In the lines below, output everything from the first line through the line containing "const months = d3.range(40).map(i" exactly as it is. Pictures are not part of the output.

### Dataset excerpt
───
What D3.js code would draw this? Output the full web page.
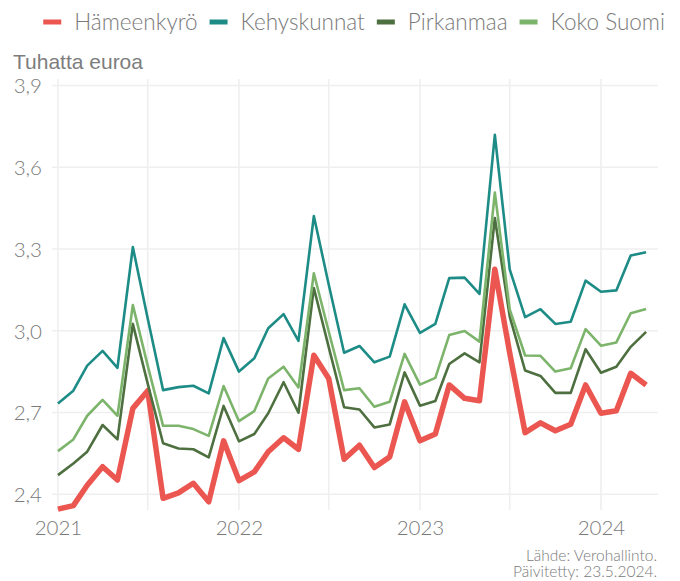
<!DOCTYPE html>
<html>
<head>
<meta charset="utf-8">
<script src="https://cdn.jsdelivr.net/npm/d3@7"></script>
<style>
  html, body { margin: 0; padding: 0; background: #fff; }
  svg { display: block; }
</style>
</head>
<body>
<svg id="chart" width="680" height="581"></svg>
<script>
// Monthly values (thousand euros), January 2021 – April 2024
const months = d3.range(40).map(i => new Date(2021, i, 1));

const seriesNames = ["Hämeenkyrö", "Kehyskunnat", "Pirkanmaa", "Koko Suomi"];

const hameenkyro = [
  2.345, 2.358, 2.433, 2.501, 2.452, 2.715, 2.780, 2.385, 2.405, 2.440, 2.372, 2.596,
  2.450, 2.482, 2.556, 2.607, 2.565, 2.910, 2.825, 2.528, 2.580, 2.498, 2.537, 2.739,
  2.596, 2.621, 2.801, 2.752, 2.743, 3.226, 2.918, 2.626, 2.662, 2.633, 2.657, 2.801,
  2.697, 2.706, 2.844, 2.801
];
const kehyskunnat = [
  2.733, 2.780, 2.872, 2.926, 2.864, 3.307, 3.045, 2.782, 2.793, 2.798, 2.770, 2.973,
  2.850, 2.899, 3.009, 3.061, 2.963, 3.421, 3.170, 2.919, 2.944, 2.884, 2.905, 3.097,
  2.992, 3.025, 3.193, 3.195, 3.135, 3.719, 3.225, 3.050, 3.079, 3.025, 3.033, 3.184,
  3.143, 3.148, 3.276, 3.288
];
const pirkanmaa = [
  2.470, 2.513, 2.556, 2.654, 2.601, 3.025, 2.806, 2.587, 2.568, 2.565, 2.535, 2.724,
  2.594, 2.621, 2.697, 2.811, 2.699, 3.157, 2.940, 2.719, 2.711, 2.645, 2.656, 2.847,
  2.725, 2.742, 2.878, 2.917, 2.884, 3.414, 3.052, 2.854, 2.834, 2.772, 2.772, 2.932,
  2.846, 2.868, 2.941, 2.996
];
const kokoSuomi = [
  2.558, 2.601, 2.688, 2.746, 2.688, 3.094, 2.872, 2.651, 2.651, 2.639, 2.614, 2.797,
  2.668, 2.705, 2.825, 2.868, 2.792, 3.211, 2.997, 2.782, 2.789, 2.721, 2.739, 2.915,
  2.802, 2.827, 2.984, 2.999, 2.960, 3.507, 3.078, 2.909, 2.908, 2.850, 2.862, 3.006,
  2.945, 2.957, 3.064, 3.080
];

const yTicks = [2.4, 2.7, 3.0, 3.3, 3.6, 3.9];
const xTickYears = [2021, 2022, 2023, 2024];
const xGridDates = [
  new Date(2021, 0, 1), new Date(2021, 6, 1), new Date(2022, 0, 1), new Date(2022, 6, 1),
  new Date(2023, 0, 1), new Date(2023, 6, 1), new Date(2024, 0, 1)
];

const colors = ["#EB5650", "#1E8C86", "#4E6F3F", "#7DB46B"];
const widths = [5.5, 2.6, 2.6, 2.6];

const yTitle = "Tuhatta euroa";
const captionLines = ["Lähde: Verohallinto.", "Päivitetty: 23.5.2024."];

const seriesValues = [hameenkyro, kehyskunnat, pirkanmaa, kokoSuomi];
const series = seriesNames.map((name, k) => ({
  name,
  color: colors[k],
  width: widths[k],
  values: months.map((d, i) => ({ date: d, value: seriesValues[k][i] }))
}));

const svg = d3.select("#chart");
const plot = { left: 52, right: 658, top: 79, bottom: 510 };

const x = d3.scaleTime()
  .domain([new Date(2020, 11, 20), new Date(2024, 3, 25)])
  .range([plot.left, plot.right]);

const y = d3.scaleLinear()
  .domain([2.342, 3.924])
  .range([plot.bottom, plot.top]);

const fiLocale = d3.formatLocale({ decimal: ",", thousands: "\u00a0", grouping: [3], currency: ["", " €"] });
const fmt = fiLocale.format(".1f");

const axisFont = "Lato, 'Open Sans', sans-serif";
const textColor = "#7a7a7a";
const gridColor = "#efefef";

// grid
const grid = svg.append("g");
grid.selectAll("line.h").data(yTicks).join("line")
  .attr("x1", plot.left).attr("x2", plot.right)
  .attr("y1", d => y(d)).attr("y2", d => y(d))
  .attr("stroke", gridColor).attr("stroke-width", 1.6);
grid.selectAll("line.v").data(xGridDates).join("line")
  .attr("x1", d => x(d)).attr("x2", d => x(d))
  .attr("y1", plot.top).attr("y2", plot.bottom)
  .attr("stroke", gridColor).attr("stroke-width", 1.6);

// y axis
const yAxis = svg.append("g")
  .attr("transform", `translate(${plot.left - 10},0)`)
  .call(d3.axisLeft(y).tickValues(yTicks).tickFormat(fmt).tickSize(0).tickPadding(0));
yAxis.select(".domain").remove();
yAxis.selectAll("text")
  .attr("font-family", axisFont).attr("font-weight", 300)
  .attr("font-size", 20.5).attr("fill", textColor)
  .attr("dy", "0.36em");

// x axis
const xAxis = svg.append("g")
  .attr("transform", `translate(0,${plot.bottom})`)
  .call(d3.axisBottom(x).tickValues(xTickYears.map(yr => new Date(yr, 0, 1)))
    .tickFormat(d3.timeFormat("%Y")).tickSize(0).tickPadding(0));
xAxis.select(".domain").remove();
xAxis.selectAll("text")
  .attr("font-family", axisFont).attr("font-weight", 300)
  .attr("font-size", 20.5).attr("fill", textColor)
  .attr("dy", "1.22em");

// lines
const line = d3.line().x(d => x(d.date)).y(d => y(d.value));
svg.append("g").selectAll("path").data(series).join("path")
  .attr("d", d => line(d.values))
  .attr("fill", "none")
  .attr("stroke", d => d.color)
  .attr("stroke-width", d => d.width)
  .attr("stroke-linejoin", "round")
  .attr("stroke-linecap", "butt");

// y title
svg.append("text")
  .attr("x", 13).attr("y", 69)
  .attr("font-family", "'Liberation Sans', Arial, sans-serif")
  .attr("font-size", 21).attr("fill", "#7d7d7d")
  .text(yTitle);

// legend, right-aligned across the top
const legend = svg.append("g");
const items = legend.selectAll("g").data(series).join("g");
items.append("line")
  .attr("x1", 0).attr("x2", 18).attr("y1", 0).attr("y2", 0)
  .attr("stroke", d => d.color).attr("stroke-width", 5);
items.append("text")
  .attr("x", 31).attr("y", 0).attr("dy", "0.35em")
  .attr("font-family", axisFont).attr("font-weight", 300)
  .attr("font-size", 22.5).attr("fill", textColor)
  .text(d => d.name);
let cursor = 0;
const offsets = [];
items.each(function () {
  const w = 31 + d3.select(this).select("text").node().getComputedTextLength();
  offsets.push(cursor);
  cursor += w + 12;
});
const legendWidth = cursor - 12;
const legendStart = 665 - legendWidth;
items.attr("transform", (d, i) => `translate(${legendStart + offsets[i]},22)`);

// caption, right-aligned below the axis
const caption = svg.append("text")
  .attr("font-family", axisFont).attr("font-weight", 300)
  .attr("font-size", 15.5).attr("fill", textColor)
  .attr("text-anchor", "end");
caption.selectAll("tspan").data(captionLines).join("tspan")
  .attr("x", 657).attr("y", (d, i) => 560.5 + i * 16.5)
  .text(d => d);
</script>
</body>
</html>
───
### Response for this exercise
What D3.js code would draw this? Output the full web page.
<!DOCTYPE html>
<html>
<head>
<meta charset="utf-8">
<script src="https://cdn.jsdelivr.net/npm/d3@7"></script>
<style>
  html, body { margin: 0; padding: 0; background: #fff; }
  svg { display: block; }
</style>
</head>
<body>
<svg id="chart" width="680" height="581"></svg>
<script>
// Monthly values (thousand euros), January 2021 – April 2024
const months = d3.range(40).map(i => new Date(2021, i, 1));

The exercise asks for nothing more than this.